Networked trust: encryption choices to a reliable Internet
8 Dec 2021 15:50h - 17:20h
Event report
Encryption policies are currently a hotly debated topic. Mr André Ramiro (Director, Law and Technology Research Institute of Recife (IP.rec)) opened up the discussion by saying that we consider encryption policies, broadly speaking, encryption choices; these choices can be seen as a trust model awaiting deployment in the digital ecosystem to enhance a collective sense of trust.The panel discussion was divided into two rounds and oriented around the following questions:
1. How should government, the internet, business, and other stakeholders protect its citizens, including vulnerable citizens? How do we protect them against online abuse?
According to Mr Pablo Bello (Director of Public Policy, Whatsapp, Facebook), encryption is under threat in Europe, America, and in other parts of the world. We should ask ourselves how to defend encryption successfully. He made the point by stressing that ‘the internet community should reject the false idea of safety and privacy; encryption is critical in terms of how we’re able to build a stronger narrative to explain the risks that are behind the weakening of encryption’. Weakening encryption will put people’s lives at risk and so encryption is needed and the community needs better responses to challenges of ‘going dark’.

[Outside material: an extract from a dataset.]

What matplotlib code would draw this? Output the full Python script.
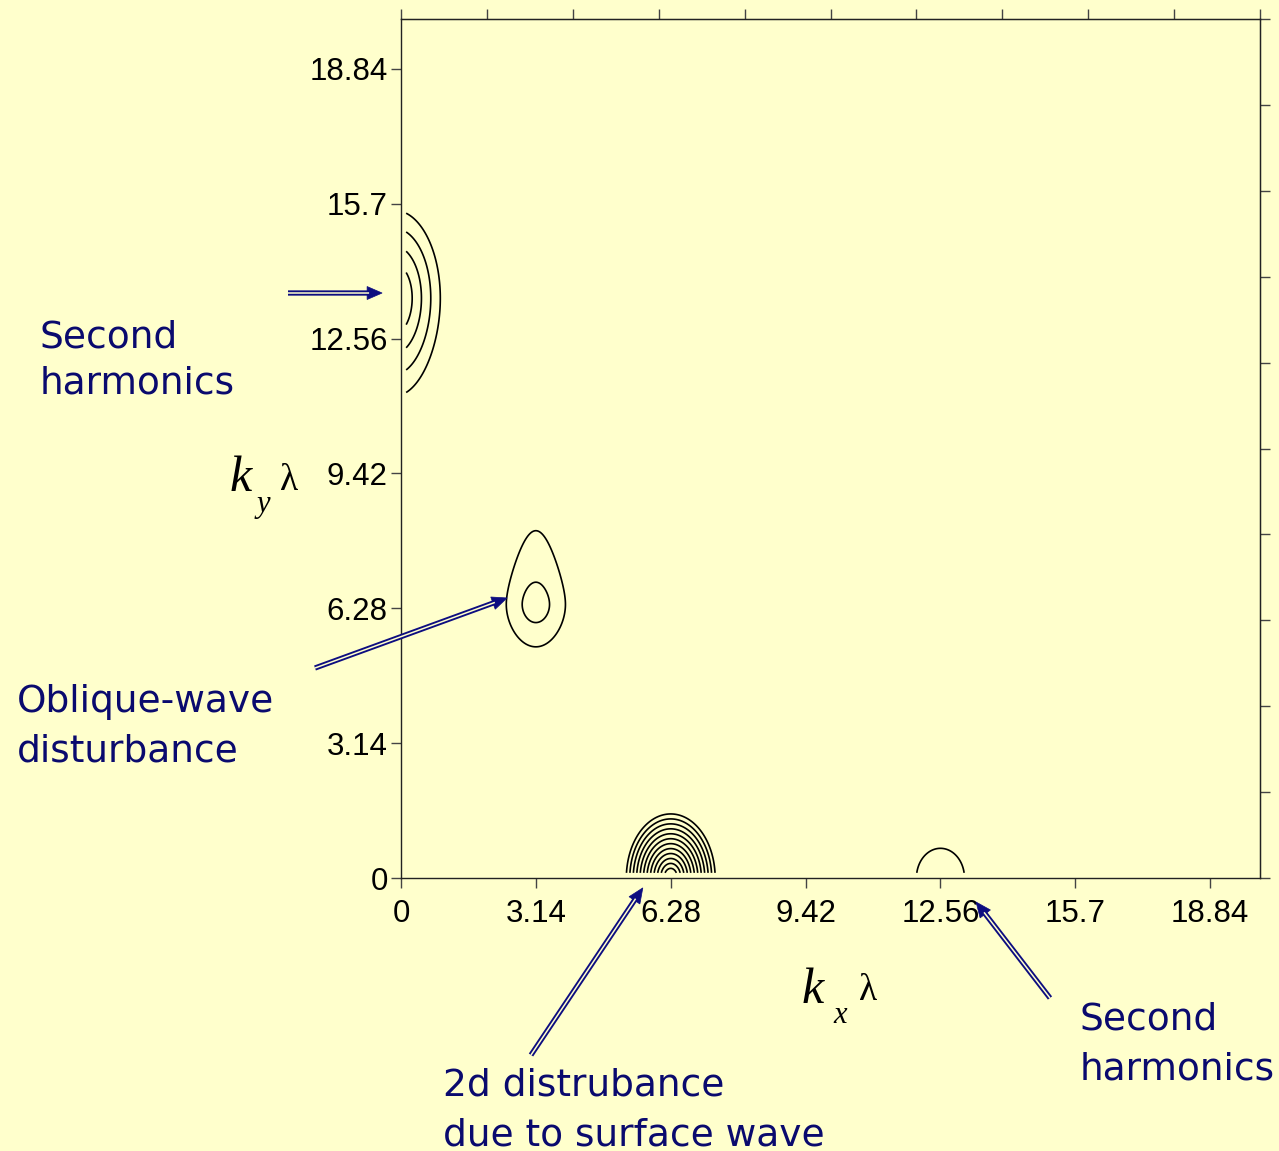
import numpy as np
import matplotlib
matplotlib.use("Agg")
import matplotlib.pyplot as plt
from matplotlib.lines import Line2D
from matplotlib.patches import Polygon

W, H = 1279, 1151
BG = "#FFFFCC"
NAVY_TEXT = "#0A0A6E"
NAVY_ARROW = "#0D0D80"

# axis ticks (labelled multiples of pi, plus unlabelled ticks on top/right)
tick_values = [0, 3.14, 6.28, 9.42, 12.56, 15.7, 18.84]
tick_labels = ["0", "3.14", "6.28", "9.42", "12.56", "15.7", "18.84"]
minor_ticks = list(range(0, 21, 2))

# spectral peaks: centre, amplitude and decay widths (up / down may differ)
peak_kx = [6.28, 3.14, -0.15, 12.56]
peak_ky = [0.00, 6.37, 13.50, 0.00]
peak_amp = [7900.0, 3.63, 30.0, 1.6]
peak_wx = [0.115, 0.534, 0.31, 1.19]
peak_wy_down = [0.166, 0.667, 0.60, 1.47]
peak_wy_up = [0.166, 0.667, 0.60, 1.47]
peak_stretch_up = [0.0, 0.58, 0.0, 0.0]
peak_stretch_down = [0.0, 0.15, 0.05, 0.0]

# logarithmic contour levels
contour_levels = [1, 2, 4, 8, 16, 32, 64, 128, 256, 512, 1024, 2048, 4096]

kx = np.arange(0.12, 20.0, 0.01)
ky = np.arange(0.12, 20.0, 0.01)
KX, KY = np.meshgrid(kx, ky)
F = np.zeros_like(KX)
for x0, y0, a, wx, wyd, wyu, su, sd in zip(peak_kx, peak_ky, peak_amp, peak_wx,
                                           peak_wy_down, peak_wy_up,
                                           peak_stretch_up, peak_stretch_down):
    dx = (KX - x0) / wx
    dy = KY - y0
    wy = np.where(dy >= 0, wyu * (1 + su * dy), wyd * (1 + sd * np.abs(dy)))
    rho = np.sqrt(dx ** 2 + (dy / wy) ** 2)
    F += a * np.exp(-rho)

fig = plt.figure(figsize=(W / 100, H / 100), dpi=100, facecolor=BG)
ax = fig.add_axes([401 / W, 1 - 878 / H, (1260 - 401) / W, (878 - 19) / H])
ax.set_facecolor(BG)

ax.contour(KX, KY, F, levels=contour_levels, colors="black", linewidths=1.2)

ax.set_xlim(0, 20)
ax.set_ylim(0, 20)
ax.set_xticks(tick_values)
ax.set_xticklabels(tick_labels)
ax.set_yticks(tick_values)
ax.set_yticklabels(tick_labels)
ax.tick_params(direction="out", length=7, width=1, color="#444444",
               labelsize=22.5, pad=2.5)
ax.tick_params(axis="x", pad=8)
for lab in ax.get_xticklabels() + ax.get_yticklabels():
    lab.set_family("Liberation Sans")
for sp in ax.spines.values():
    sp.set_linewidth(1.0)
    sp.set_color("#222222")

top = ax.secondary_xaxis("top")
top.set_xticks(minor_ticks)
top.set_xticklabels([])
top.tick_params(direction="out", length=7, width=1, color="#444444")
right = ax.secondary_yaxis("right")
right.set_yticks(minor_ticks)
right.set_yticklabels([])
right.tick_params(direction="out", length=7, width=1, color="#444444")


def fpos(x, y):
    return x / W, 1 - y / H


# axis labels  k_y lambda / k_x lambda
serif = "Liberation Serif"
fig.text(*fpos(230, 491), "k", family=serif, style="italic", fontsize=36,
         ha="left", va="baseline")
fig.text(*fpos(257, 512), "y", family=serif, style="italic", fontsize=22,
         ha="left", va="baseline")
fig.text(*fpos(280, 490), "λ", family=serif, fontsize=27,
         ha="left", va="baseline")
fig.text(*fpos(802, 1003), "k", family=serif, style="italic", fontsize=36,
         ha="left", va="baseline")
fig.text(*fpos(833, 1023), "x", family=serif, style="italic", fontsize=22,
         ha="left", va="baseline")
fig.text(*fpos(859, 1000), "λ", family=serif, fontsize=27,
         ha="left", va="baseline")

# annotation text
notes = [
    ("Second", 40, 347), ("harmonics", 40, 393),
    ("Oblique-wave", 17, 712), ("disturbance", 17, 761),
    ("2d distrubance", 443, 1096), ("due to surface wave", 443, 1145),
    ("Second", 1080, 1030), ("harmonics", 1080, 1080),
]
for s, x, y in notes:
    fig.text(*fpos(x, y), s, family="DejaVu Sans", fontsize=27,
             color=NAVY_TEXT, ha="left", va="baseline")

# double-shafted arrows: tip in data coordinates, tail in figure pixels
arrow_tips = [(-0.44, 13.62), (2.47, 6.52), (5.63, -0.23), (13.39, -0.56)]
arrow_tails = [(288, 293), (315, 668), (531, 1055), (1050, 998)]
head_len, head_half = 15.0, 6.5
for (tx, ty), (sx, sy) in zip(arrow_tips, arrow_tails):
    tail = np.array([sx, H - sy], dtype=float)
    tip = np.array(ax.transData.transform((tx, ty)), dtype=float)
    vec = tip - tail
    dist = np.hypot(*vec)
    u = vec / dist
    n = np.array([-u[1], u[0]])
    base = tip - u * head_len
    shaft_end = tip - u * (head_len - 2)
    for lw, col in ((3.8, NAVY_ARROW), (1.1, BG)):
        fig.add_artist(Line2D([tail[0] / W, shaft_end[0] / W],
                              [tail[1] / H, shaft_end[1] / H],
                              transform=fig.transFigure, color=col, lw=lw,
                              solid_capstyle="butt"))
    head = np.array([tip, base + n * head_half, base - n * head_half])
    fig.add_artist(Polygon(head / [W, H], closed=True, transform=fig.transFigure,
                           facecolor=NAVY_ARROW, edgecolor=NAVY_ARROW, lw=0.5))

fig.savefig("out.png", dpi=100, facecolor=BG)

Mr Patrick Breyer (Member of European Parliament (EP), The European Pirates, Member of Group of Greens/European Free Alliance group) spoke about current developments in the EP. The EP is fighting for mandatory encryption and the proposed privacy regulation because everything that is not encrypted is not safe from intelligence services. Under the umbrella of the EU Digital Services Act Package, the EP will fight for the inclusion of the right for encryption, guaranteeing users and services the right to offer encryption.
Mr Jeremy Malcolm (Executive Director, Prostasia Foundation) elaborated on the question of child sexual abuse and asked if weakening of encryption is not a way to ensure online safety for children, what it is? According to Malcolm, the answer is clear, but politicians are not willing to hear it. We should see it as a criminal justice problem. If we were to see it as a public health problem, we would take action to prevent children from abuse by, first, reducing the risk factors and, second, by increasing protection.
Ms Lidia Stepinska-Utasiak (Deputy Director, Office of Electronic Communications, Poland) described a knowledge gap between policymakers and the public in encryption debates. Users should be the ones who make choices regarding their safety; similarly, users should be well informed regarding encryption methodology. The question is whether the EU can create a balance between security and privacy–and she assumes that legally it cannot. She went on to explain that ‘if legislation were to be passed, data access policies and capabilities would differ among member states. So the problems with encryption, for example, in criminal investigations, vary from one member state to another’.
Mr Vittorio Bertola (Head of Policy and Innovation, Open-Xchange) reflected on the two problems associated with encryption policies. First, we do not have a shared understanding of what safety means. In general, those people that complain that encryption undermines safety present rather a different definition of safety than those who defend encryption. Second, a disagreement has arisen over the question of who is responsible for safety. Technology providers assume that it is their duty and can achieve it by encrypting all communications, yet many EU states assume that it is not only their right, but also duty, so it falls within their responsibility. As Bertola pointed out, it may be better to address these kind of conflicts and views before addressing the fact that encryption needs certain safeguards to prevent access to data in certain cases.
2. How should international standards address the different requirements and references of governments and citizens in different countries?
According to Ms Susan Landau (Bridge Professor in Cyber Security and Policy at the Fletcher School) we have all kinds of security, national security, economic security, public safety, privacy, and encryption — end-to-end encryption provides all of these pieces, as well as making investigations difficult. Putting privacy and security into opposition is a mistake. When it comes to international safety, every nation has its own definition and they agree only on the fact that child sexual abuse material (CSAM) is horrible. On the other hand, in some countries, this material is allowed, which makes the issue even more complicated. She thinks that ‘we’re not ever going to get to the point where the USA, Iran, and France and Russia and China are going to come to agreement on end-to-end encryption’.
Ms Lidia Stepinska-Utasiak discussed two very important strategies the European Commission has launched: one for combating child sexual abuse specifically, and another for updating the Security Union Strategy more broadly. The Strategy seeks a compromise related to security and safety and promotes an approach that would maintain the effectiveness of encryption in protecting privacy and security of communications while providing an effective response to crime and terrorism.